Why is this? It is because Labor sat on their hands for six years while the problem developed and did absolutely nothing. Last week, we saw the shadow minister's sensitivity in this area, and I suspect that that stems from her shame at the policies that did not come out when she operated under the incompetent administration that she did.
So what do you do? What do you have left when you have tried your hardest? A desperate scare campaign—and that is what we have seen since the change in government. We have had the Leader of the Opposition misquoting data from the Early Childhood Australia reports; they actually had to put out a release correcting him. We have had both the Leader of the Opposition and the shadow minister popping up in every state, telling severe untruths about the state of our childcare policy. It is a scare campaign. It is misleading parents. It is misleading the community. It is completely untrue—such as saying that our childcare benefits have been cut when in fact the childcare benefit for every family in every childcare centre went up on 1 July and was always going to go up under our policy. What we saw from Labor was that simply adding dollars does not work.

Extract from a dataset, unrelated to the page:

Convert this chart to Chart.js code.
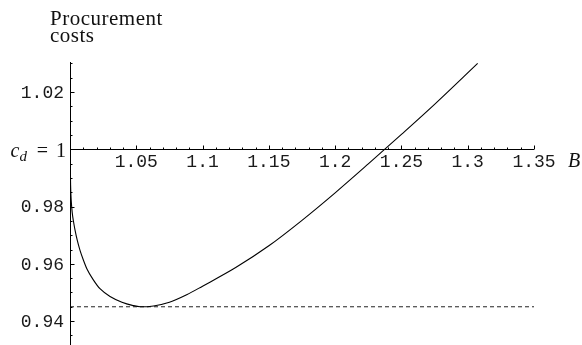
<!DOCTYPE html>
<html>
<head>
<meta charset="utf-8">
<script src="https://cdn.jsdelivr.net/npm/chart.js@4/dist/chart.umd.min.js"></script>
<style>
  html, body { margin: 0; padding: 0; background: #fff; }
  #wrap { width: 582px; height: 345px; }
</style>
</head>
<body>
<div id="wrap"><canvas id="c" width="582" height="345"></canvas></div>
<script>
// Procurement cost as a function of B
const bValues = [1.0002, 1.00045, 1.0009, 1.0017, 1.0027, 1.0038, 1.0055, 1.0075, 1.0098, 1.0128,
                 1.0176, 1.0226, 1.0302, 1.0392, 1.0470, 1.0530, 1.0630, 1.0750, 1.0880, 1.1000,
                 1.1250, 1.1500, 1.1750, 1.2000, 1.2250, 1.2500, 1.2750, 1.3075];
const costValues = [0.9945, 0.9875, 0.9823, 0.9778, 0.9746, 0.9718, 0.9682, 0.9648, 0.9617, 0.9582,
                    0.9544, 0.9513, 0.9486, 0.9466, 0.9455, 0.9450, 0.9453, 0.9466, 0.9492, 0.9522,
                    0.9587, 0.9663, 0.9752, 0.9848, 0.9949, 1.0052, 1.0157, 1.0300];

// Minimum cost reference level (dashed line)
const minCost = 0.945;
const refRange = [1.0, 1.35];

// Axis ticks
const xTicks = [1.05, 1.1, 1.15, 1.2, 1.25, 1.3, 1.35];
const xTickLabels = ['1.05', '1.1', '1.15', '1.2', '1.25', '1.3', '1.35'];
const yTicks = [0.94, 0.96, 0.98, 1.02];
const yTickLabels = ['0.94', '0.96', '0.98', '1.02'];
const xMinorStep = 0.01;
const yMinorStep = 0.005;
const yMinorStart = 0.935;
const axisCrossY = 1;

const monoFont = '18px "Liberation Mono", "DejaVu Sans Mono", monospace';
const serifFont = '20px "Liberation Serif", "DejaVu Serif", serif';
const titleFont = '21px "Liberation Serif", "DejaVu Serif", serif';
const serifItalic = 'italic 20px "Liberation Serif", "DejaVu Serif", serif';
const subItalic = 'italic 15px "Liberation Serif", "DejaVu Serif", serif';

const axesPlugin = {
  id: 'crossedAxes',
  afterDatasetsDraw(chart) {
    const ctx = chart.ctx;
    const xs = chart.scales.x, ys = chart.scales.y;
    const area = chart.chartArea;
    const yAxisY = Math.round(ys.getPixelForValue(axisCrossY)) + 0.5;
    const yAxisX = Math.round(xs.getPixelForValue(xs.min)) + 0.5;
    ctx.save();
    ctx.strokeStyle = '#000';
    ctx.lineWidth = 1;

    // vertical axis
    ctx.beginPath();
    ctx.moveTo(yAxisX, area.top);
    ctx.lineTo(yAxisX, area.bottom);
    // horizontal axis through c = 1
    ctx.moveTo(yAxisX, yAxisY);
    ctx.lineTo(xs.getPixelForValue(xs.max), yAxisY);
    ctx.stroke();

    // x ticks (pointing up)
    ctx.beginPath();
    for (let v = xs.min + xMinorStep; v <= xs.max + 1e-9; v += xMinorStep) {
      const px = Math.round(xs.getPixelForValue(v)) + 0.5;
      const isMajor = xTicks.some(t => Math.abs(t - v) < 1e-6);
      ctx.moveTo(px, yAxisY);
      ctx.lineTo(px, yAxisY - (isMajor ? 4 : 2));
    }
    // y ticks (pointing right)
    for (let v = yMinorStart; v <= ys.max + 1e-9; v += yMinorStep) {
      const py = Math.round(ys.getPixelForValue(v)) + 0.5;
      const isMajor = yTicks.some(t => Math.abs(t - v) < 1e-6);
      ctx.moveTo(yAxisX, py);
      ctx.lineTo(yAxisX + (isMajor ? 4 : 2), py);
    }
    ctx.stroke();

    // tick labels
    ctx.fillStyle = '#1a1a1a';
    ctx.font = monoFont;
    ctx.textAlign = 'center';
    ctx.textBaseline = 'alphabetic';
    xTicks.forEach((t, i) => {
      ctx.fillText(xTickLabels[i], xs.getPixelForValue(t), yAxisY + 17);
    });
    ctx.textAlign = 'right';
    ctx.textBaseline = 'middle';
    yTicks.forEach((t, i) => {
      ctx.fillText(yTickLabels[i], yAxisX - 6.5, ys.getPixelForValue(t) + 1);
    });

    // c_d = 1 label at the crossing
    ctx.fillStyle = '#111';
    ctx.textBaseline = 'alphabetic';
    const base = yAxisY + 7;
    ctx.textAlign = 'left';
    ctx.font = serifItalic;
    ctx.fillText('c', yAxisX - 60, base);
    ctx.font = subItalic;
    ctx.fillText('d', yAxisX - 51, base + 4.5);
    ctx.font = serifFont;
    ctx.textAlign = 'center';
    ctx.fillText('=', yAxisX - 28, base);
    ctx.textAlign = 'right';
    ctx.fillText('1', yAxisX - 4.5, base);

    // axis name B
    ctx.textAlign = 'left';
    ctx.font = serifItalic;
    ctx.fillText('B', xs.getPixelForValue(xs.max) + 34, yAxisY + 17);

    // vertical axis title
    ctx.font = titleFont;
    ctx.letterSpacing = '0.5px';
    ctx.fillText('Procurement', 50, 25);
    ctx.fillText('costs', 50, 42);
    ctx.restore();
  }
};

new Chart(document.getElementById('c'), {
  type: 'line',
  data: {
    datasets: [
      {
        data: bValues.map((b, i) => ({ x: b, y: costValues[i] })),
        borderColor: '#000',
        borderWidth: 1.1,
        pointRadius: 0,
        cubicInterpolationMode: 'monotone',
        fill: false
      },
      {
        data: refRange.map(b => ({ x: b, y: minCost })),
        borderColor: '#222',
        borderWidth: 1,
        borderDash: [4, 3],
        pointRadius: 0,
        fill: false
      }
    ]
  },
  options: {
    responsive: false,
    animation: false,
    devicePixelRatio: 1,
    layout: { padding: { left: 70, right: 48, top: 62, bottom: 0 } },
    plugins: { legend: { display: false }, tooltip: { enabled: false }, title: { display: false } },
    scales: {
      x: { type: 'linear', min: 1.0, max: 1.35, display: false },
      y: { type: 'linear', min: 0.93165, max: 1.0305, display: false }
    }
  },
  plugins: [axesPlugin]
});
</script>
</body>
</html>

So what are we doing? We have the Productivity Commission inquiry underway. We have new policy settings coming down in the New Year. We have got $12½ million going back into occasional care. We are already working with the states and territories to fix up the red-tape and compliance overburden left to us by Labor. People can have confidence that this government, that represents every corner of Australia, will get it right, in every corner of Australia.
Tony Abbott (Warringah, Liberal Party, Prime Minister) Share this | Link to this | Hansard source
Madam Speaker, I ask that further questions be placed on the Notice Paper.